All mechanisms ensure that:
1. Only authorized processes can read/write memory
2. The same security model that governs traditional debugger attachment applies
3. No additional attack surface is exposed beyond what the OS already provides for debugging
The memory operations themselves are well-established and have been used safely
for decades in tools like GDB, LLDB, and various system profilers.
Its important to note that any attempt to attach to a Python process via this
mechanism would be detectable by system-level monitoring tools. This
transparency provides an additional layer of accountability, allowing
administrators to audit debugging operations in sensitive environments.

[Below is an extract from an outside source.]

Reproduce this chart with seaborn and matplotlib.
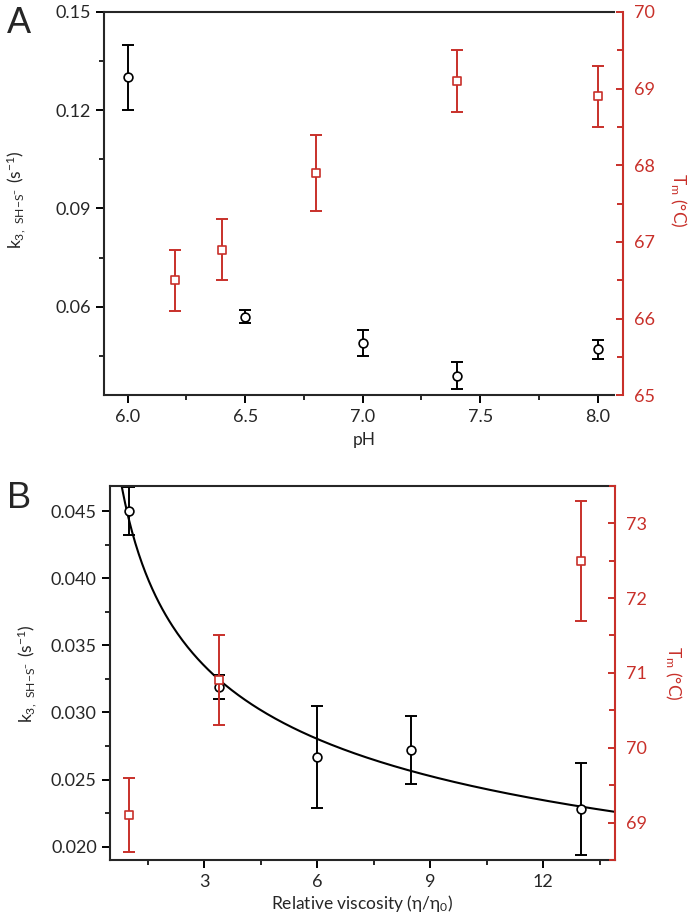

Further, the strict reliance on OS-level security controls ensures that existing
system policies remain effective. For enterprise environments, this means
administrators can continue to enforce debugging restrictions using standard
tools and policies without requiring additional configuration. For instance,
leveraging Linuxs ``ptrace_scope`` or macOSs ``taskgated`` to restrict
debugger access will equally govern the proposed interface.

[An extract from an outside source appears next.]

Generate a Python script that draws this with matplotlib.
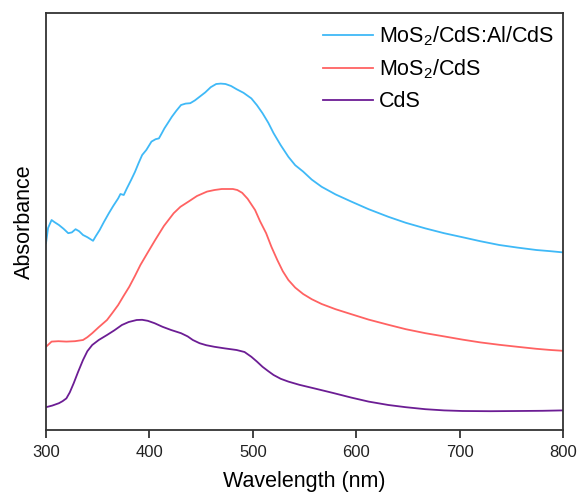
import matplotlib
matplotlib.use("Agg")
import matplotlib.pyplot as plt

plt.rcParams['font.family'] = ['Liberation Sans', 'DejaVu Sans']
plt.rcParams['mathtext.default'] = 'regular'
plt.rcParams['mathtext.fontset'] = 'custom'
plt.rcParams['mathtext.rm'] = 'Liberation Sans'

# Data (arbitrary absorbance units)
wl_al = [300, 302, 305.4, 308, 312.5, 317, 321.5, 325, 328.6, 332, 335.8, 340, 345.5,
         348, 351.9, 356, 360.8, 365, 369.8, 372, 375.2, 378, 382.3, 386, 389.5, 393,
         397, 402, 406, 409.2, 412, 414.5, 418, 421.7, 426, 430.6, 435, 439.5, 444,
         448.5, 454, 459.3, 464.6, 469, 473.6, 479, 484.3, 491, 498.6, 504, 509.4,
         515, 520.1, 527, 534.4, 541, 548.7, 557, 566.6, 580, 595.3, 612, 631.1, 648,
         666.9, 685, 702.7, 720, 738.4, 756, 774.2, 788, 800]
abs_al = [0.467, 0.505, 0.525, 0.520, 0.5125, 0.503, 0.492, 0.494, 0.502, 0.497, 0.4875,
          0.482, 0.473, 0.484, 0.500, 0.520, 0.542, 0.560, 0.579, 0.590, 0.5875, 0.603,
          0.625, 0.645, 0.667, 0.6875, 0.700, 0.721, 0.727, 0.729, 0.742, 0.754, 0.768,
          0.783, 0.798, 0.8125, 0.816, 0.817, 0.824, 0.833, 0.844, 0.857, 0.865, 0.866,
          0.865, 0.860, 0.852, 0.843, 0.829, 0.812, 0.792, 0.768, 0.742, 0.712, 0.683,
          0.662, 0.646, 0.626, 0.608, 0.589, 0.571, 0.552, 0.533, 0.518, 0.504, 0.492,
          0.482, 0.472, 0.4625, 0.456, 0.450, 0.447, 0.444]

wl_mos = [300, 305.4, 312, 319.7, 328, 335.8, 340, 344.7, 351, 359, 364, 369.8, 375,
          380.5, 386, 391.3, 398, 405.6, 414, 423.5, 430, 437.8, 446, 455.7, 463, 470,
          480.7, 485, 489.7, 495, 502.2, 507, 512.9, 518, 523.7, 529, 534.4, 541,
          548.7, 557, 566.6, 580, 595.3, 612, 631.1, 648, 666.9, 685, 702.7, 720,
          738.4, 756, 774.2, 788, 800]
abs_mos = [0.208, 0.221, 0.222, 0.221, 0.222, 0.225, 0.232, 0.242, 0.257, 0.275, 0.292,
           0.3125, 0.335, 0.358, 0.385, 0.4125, 0.442, 0.475, 0.510, 0.542, 0.558,
           0.571, 0.585, 0.596, 0.600, 0.6025, 0.6025, 0.600, 0.593, 0.578, 0.550, 0.522,
           0.492, 0.458, 0.425, 0.397, 0.375, 0.356, 0.340, 0.327, 0.315, 0.302,
           0.2895, 0.276, 0.263, 0.252, 0.242, 0.234, 0.226, 0.219, 0.213, 0.208,
           0.203, 0.200, 0.198]

wl_cds = [300, 306, 312.5, 316, 319.7, 323, 326.8, 331, 335.8, 340, 344.7, 351, 359,
          366, 373.4, 380, 387.7, 393, 398.4, 405, 412.7, 421, 430.6, 437, 442, 448.5,
          455, 462.9, 473, 484.3, 492, 498.6, 504, 509.4, 515, 520.1, 527, 534.4, 545,
          559.5, 577, 595.3, 612, 631.1, 648, 666.9, 685, 702.7, 730, 756.4, 780, 800]
abs_cds = [0.057, 0.061, 0.067, 0.072, 0.079, 0.094, 0.117, 0.145, 0.175, 0.197, 0.2125,
           0.225, 0.2375, 0.249, 0.2625, 0.270, 0.275, 0.2755, 0.273, 0.267, 0.258,
           0.250, 0.242, 0.234, 0.225, 0.217, 0.212, 0.208, 0.204, 0.200, 0.195, 0.183,
           0.171, 0.158, 0.147, 0.1375, 0.128, 0.121, 0.113, 0.104, 0.093, 0.081, 0.071,
           0.0625, 0.057, 0.052, 0.049, 0.0475, 0.047, 0.0475, 0.048, 0.049]

labels = [r'MoS$_2$/CdS:Al/CdS', r'MoS$_2$/CdS', 'CdS']
colors = ['#3FB9F7', '#FF6262', '#6C1D94']
xticks = [300, 400, 500, 600, 700, 800]

fig = plt.figure(figsize=(5.8, 4.97), dpi=100)
ax = fig.add_axes([46/580, (497-430)/497, (563-46)/580, (430-13)/497])

ax.plot(wl_al, abs_al, color=colors[0], lw=1.3, label=labels[0])
ax.plot(wl_mos, abs_mos, color=colors[1], lw=1.3, label=labels[1])
ax.plot(wl_cds, abs_cds, color=colors[2], lw=1.3, label=labels[2])

ax.set_xlim(300, 800)
ax.set_ylim(0, 417/400)
ax.set_xticks(xticks)
ax.set_xticklabels([str(t) for t in xticks])
ax.set_yticks([])
ax.tick_params(axis='x', direction='out', length=6, width=1.2, labelsize=12,
               colors='#222222', pad=5)
for s in ax.spines.values():
    s.set_linewidth(1.3)
    s.set_color('#333333')

ax.set_xlabel('Wavelength (nm)', fontsize=15.5, labelpad=8)
ax.set_ylabel('Absorbance', fontsize=15.5, labelpad=8)

ax.legend(loc='upper right', bbox_to_anchor=(1.0, 0.993), frameon=False,
          fontsize=15.5, handlelength=2.3, borderaxespad=0.0, labelspacing=0.45,
          handletextpad=0.3)

fig.savefig('out.png', dpi=100)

By maintaining compatibility with existing security frameworks, this design
ensures that adopting the new interface requires no changes to established
security practices, thereby minimizing barriers to adoption.
How to Teach This
=================
For tool authors, this interface becomes the standard way to implement debugger
attachment, replacing unsafe system debugger approaches. A section in the Python
Developer Guide could describe the internal workings of the mechanism, including
the ``debugger_support`` offsets and how to interact with them using system
APIs.
End users need not be aware of the interface, benefiting only from improved
debugging tool stability and reliability.
Reference Implementation
========================
https://github.com/pablogsal/cpython/commits/remote_pdb/
Copyright
=========
This document is placed in the public domain or under the CC0-1.0-Universal
license, whichever is more permissive.